EXERCISE PROMPT:
Scan the lines below; pull out those with "chart".

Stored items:
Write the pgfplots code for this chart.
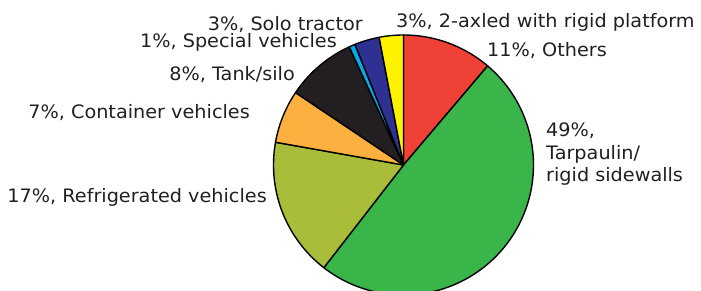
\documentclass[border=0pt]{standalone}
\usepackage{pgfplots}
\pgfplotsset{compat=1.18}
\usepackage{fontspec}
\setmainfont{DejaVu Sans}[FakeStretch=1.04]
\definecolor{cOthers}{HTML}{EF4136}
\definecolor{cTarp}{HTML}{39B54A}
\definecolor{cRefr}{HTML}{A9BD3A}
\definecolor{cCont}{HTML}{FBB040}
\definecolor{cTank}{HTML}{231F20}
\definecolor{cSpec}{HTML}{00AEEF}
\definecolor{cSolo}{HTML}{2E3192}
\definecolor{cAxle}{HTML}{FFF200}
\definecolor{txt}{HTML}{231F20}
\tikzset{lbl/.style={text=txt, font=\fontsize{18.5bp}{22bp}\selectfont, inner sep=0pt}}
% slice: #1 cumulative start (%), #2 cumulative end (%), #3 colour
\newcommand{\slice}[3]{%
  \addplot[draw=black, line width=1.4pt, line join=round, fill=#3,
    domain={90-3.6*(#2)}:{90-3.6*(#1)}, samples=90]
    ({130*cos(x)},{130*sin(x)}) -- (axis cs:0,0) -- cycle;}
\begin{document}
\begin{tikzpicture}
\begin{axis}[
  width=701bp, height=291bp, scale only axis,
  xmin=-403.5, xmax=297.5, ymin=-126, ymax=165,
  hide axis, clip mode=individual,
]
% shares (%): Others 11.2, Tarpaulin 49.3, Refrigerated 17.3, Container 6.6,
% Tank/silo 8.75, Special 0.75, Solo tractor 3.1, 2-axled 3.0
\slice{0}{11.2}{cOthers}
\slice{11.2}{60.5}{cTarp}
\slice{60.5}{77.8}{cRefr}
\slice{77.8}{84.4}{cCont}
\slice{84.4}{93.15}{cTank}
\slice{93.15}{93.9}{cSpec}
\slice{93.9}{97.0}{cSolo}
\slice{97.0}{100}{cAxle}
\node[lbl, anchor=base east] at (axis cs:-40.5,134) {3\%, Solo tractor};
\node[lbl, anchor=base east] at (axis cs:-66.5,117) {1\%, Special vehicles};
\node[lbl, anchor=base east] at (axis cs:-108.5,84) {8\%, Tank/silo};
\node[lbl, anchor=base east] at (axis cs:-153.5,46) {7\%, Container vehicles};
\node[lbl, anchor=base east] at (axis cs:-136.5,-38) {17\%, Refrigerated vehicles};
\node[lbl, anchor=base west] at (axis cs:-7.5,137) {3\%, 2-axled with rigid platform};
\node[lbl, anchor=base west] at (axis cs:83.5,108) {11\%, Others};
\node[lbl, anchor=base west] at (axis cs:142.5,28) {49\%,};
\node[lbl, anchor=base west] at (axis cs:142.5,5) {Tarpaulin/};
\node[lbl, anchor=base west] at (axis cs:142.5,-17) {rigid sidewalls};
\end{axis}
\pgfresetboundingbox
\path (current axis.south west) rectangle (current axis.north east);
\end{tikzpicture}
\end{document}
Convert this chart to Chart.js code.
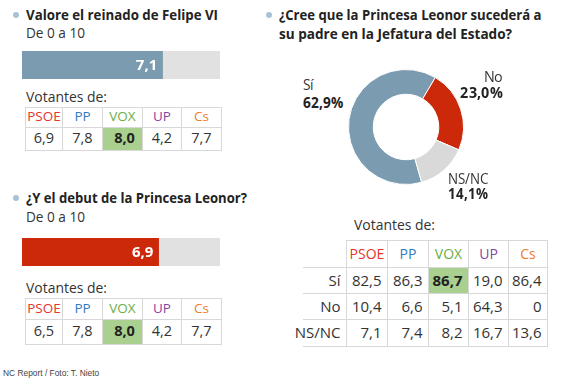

SOLUTION TO THE EXERCISE:
Write the pgfplots code for this chart.
Convert this chart to Chart.js code.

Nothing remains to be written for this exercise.